begin Provided material

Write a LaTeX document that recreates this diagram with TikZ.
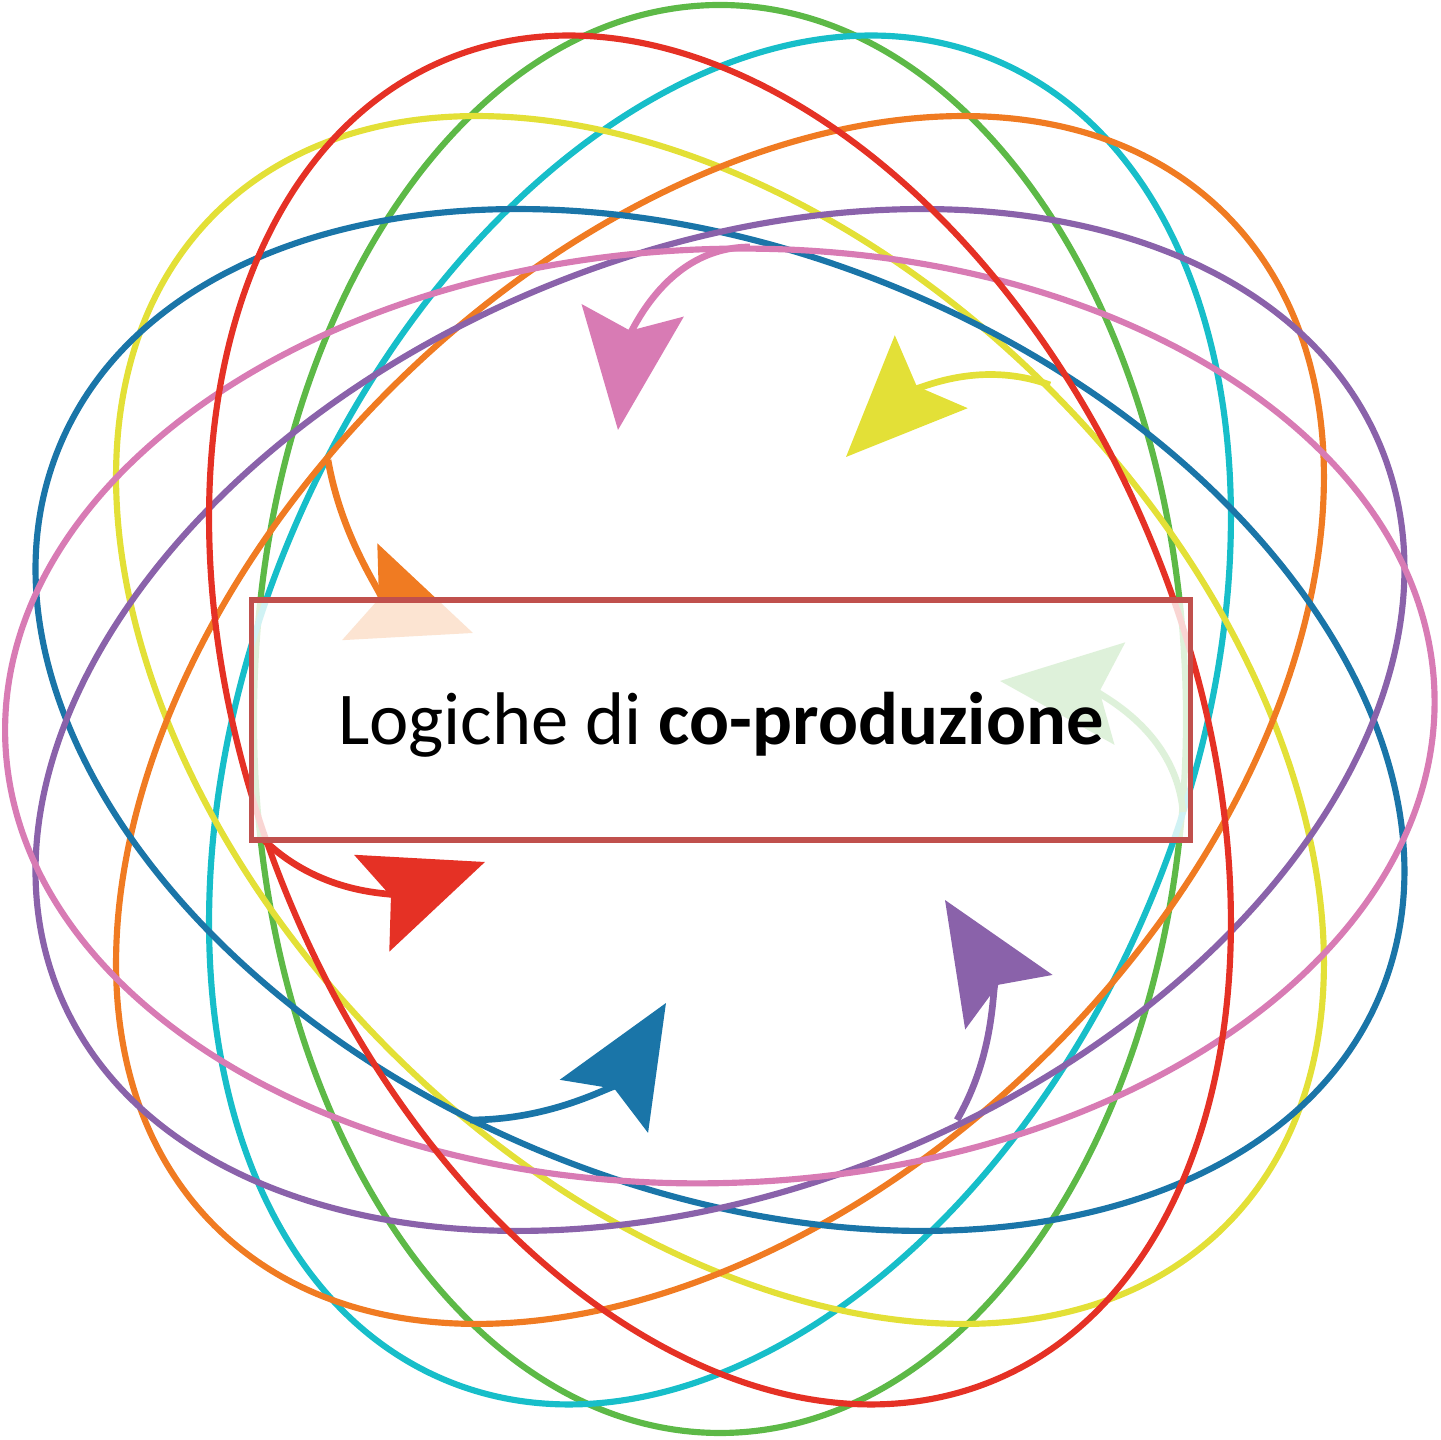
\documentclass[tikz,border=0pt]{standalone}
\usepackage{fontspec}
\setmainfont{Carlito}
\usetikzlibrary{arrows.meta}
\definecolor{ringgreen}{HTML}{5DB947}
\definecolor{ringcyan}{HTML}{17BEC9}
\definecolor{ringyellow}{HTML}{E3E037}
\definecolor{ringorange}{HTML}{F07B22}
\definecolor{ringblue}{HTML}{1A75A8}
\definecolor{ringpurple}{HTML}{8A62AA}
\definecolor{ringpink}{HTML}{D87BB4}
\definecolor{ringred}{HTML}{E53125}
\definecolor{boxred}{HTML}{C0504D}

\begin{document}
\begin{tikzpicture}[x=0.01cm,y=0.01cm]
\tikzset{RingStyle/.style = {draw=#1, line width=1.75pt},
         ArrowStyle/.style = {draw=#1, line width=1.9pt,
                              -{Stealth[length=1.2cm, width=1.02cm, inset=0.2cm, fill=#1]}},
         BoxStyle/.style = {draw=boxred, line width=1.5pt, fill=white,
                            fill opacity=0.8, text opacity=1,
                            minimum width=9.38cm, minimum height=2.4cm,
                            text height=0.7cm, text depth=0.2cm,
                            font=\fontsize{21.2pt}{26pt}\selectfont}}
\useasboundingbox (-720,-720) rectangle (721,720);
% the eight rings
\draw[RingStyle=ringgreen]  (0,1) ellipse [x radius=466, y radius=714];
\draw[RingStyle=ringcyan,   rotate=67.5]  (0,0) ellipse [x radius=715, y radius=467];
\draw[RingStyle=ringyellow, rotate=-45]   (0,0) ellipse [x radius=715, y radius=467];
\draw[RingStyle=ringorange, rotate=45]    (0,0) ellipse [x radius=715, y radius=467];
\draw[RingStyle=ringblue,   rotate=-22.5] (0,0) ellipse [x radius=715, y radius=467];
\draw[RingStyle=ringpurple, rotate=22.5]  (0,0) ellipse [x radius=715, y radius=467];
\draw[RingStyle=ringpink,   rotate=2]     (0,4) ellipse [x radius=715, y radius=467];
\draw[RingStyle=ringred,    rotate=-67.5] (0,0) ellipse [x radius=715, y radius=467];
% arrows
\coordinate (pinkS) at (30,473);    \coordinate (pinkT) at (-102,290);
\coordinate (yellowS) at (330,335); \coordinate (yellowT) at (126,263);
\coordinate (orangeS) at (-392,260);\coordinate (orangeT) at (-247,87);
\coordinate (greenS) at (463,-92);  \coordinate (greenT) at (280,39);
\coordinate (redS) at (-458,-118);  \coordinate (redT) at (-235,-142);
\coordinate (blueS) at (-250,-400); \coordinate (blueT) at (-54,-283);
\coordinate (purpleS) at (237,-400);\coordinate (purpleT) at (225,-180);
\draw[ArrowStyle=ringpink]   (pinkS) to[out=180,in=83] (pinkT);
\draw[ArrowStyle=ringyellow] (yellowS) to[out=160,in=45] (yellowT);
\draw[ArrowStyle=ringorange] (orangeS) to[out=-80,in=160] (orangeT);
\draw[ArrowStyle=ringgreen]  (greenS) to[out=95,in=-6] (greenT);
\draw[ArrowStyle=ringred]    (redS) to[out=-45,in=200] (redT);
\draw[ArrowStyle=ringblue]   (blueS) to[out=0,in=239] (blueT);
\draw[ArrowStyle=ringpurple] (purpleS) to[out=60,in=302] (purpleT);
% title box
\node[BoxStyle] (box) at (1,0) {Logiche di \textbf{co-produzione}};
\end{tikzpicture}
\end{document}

end Provided material

> Work to complete
Take the data above and repeat it exactly, leaving each picture out.

> Completed exercise
Write a LaTeX document that recreates this diagram with TikZ.
\documentclass[tikz,border=0pt]{standalone}
\usepackage{fontspec}
\setmainfont{Carlito}
\usetikzlibrary{arrows.meta}
\definecolor{ringgreen}{HTML}{5DB947}
\definecolor{ringcyan}{HTML}{17BEC9}
\definecolor{ringyellow}{HTML}{E3E037}
\definecolor{ringorange}{HTML}{F07B22}
\definecolor{ringblue}{HTML}{1A75A8}
\definecolor{ringpurple}{HTML}{8A62AA}
\definecolor{ringpink}{HTML}{D87BB4}
\definecolor{ringred}{HTML}{E53125}
\definecolor{boxred}{HTML}{C0504D}

\begin{document}
\begin{tikzpicture}[x=0.01cm,y=0.01cm]
\tikzset{RingStyle/.style = {draw=#1, line width=1.75pt},
         ArrowStyle/.style = {draw=#1, line width=1.9pt,
                              -{Stealth[length=1.2cm, width=1.02cm, inset=0.2cm, fill=#1]}},
         BoxStyle/.style = {draw=boxred, line width=1.5pt, fill=white,
                            fill opacity=0.8, text opacity=1,
                            minimum width=9.38cm, minimum height=2.4cm,
                            text height=0.7cm, text depth=0.2cm,
                            font=\fontsize{21.2pt}{26pt}\selectfont}}
\useasboundingbox (-720,-720) rectangle (721,720);
% the eight rings
\draw[RingStyle=ringgreen]  (0,1) ellipse [x radius=466, y radius=714];
\draw[RingStyle=ringcyan,   rotate=67.5]  (0,0) ellipse [x radius=715, y radius=467];
\draw[RingStyle=ringyellow, rotate=-45]   (0,0) ellipse [x radius=715, y radius=467];
\draw[RingStyle=ringorange, rotate=45]    (0,0) ellipse [x radius=715, y radius=467];
\draw[RingStyle=ringblue,   rotate=-22.5] (0,0) ellipse [x radius=715, y radius=467];
\draw[RingStyle=ringpurple, rotate=22.5]  (0,0) ellipse [x radius=715, y radius=467];
\draw[RingStyle=ringpink,   rotate=2]     (0,4) ellipse [x radius=715, y radius=467];
\draw[RingStyle=ringred,    rotate=-67.5] (0,0) ellipse [x radius=715, y radius=467];
% arrows
\coordinate (pinkS) at (30,473);    \coordinate (pinkT) at (-102,290);
\coordinate (yellowS) at (330,335); \coordinate (yellowT) at (126,263);
\coordinate (orangeS) at (-392,260);\coordinate (orangeT) at (-247,87);
\coordinate (greenS) at (463,-92);  \coordinate (greenT) at (280,39);
\coordinate (redS) at (-458,-118);  \coordinate (redT) at (-235,-142);
\coordinate (blueS) at (-250,-400); \coordinate (blueT) at (-54,-283);
\coordinate (purpleS) at (237,-400);\coordinate (purpleT) at (225,-180);
\draw[ArrowStyle=ringpink]   (pinkS) to[out=180,in=83] (pinkT);
\draw[ArrowStyle=ringyellow] (yellowS) to[out=160,in=45] (yellowT);
\draw[ArrowStyle=ringorange] (orangeS) to[out=-80,in=160] (orangeT);
\draw[ArrowStyle=ringgreen]  (greenS) to[out=95,in=-6] (greenT);
\draw[ArrowStyle=ringred]    (redS) to[out=-45,in=200] (redT);
\draw[ArrowStyle=ringblue]   (blueS) to[out=0,in=239] (blueT);
\draw[ArrowStyle=ringpurple] (purpleS) to[out=60,in=302] (purpleT);
% title box
\node[BoxStyle] (box) at (1,0) {Logiche di \textbf{co-produzione}};
\end{tikzpicture}
\end{document}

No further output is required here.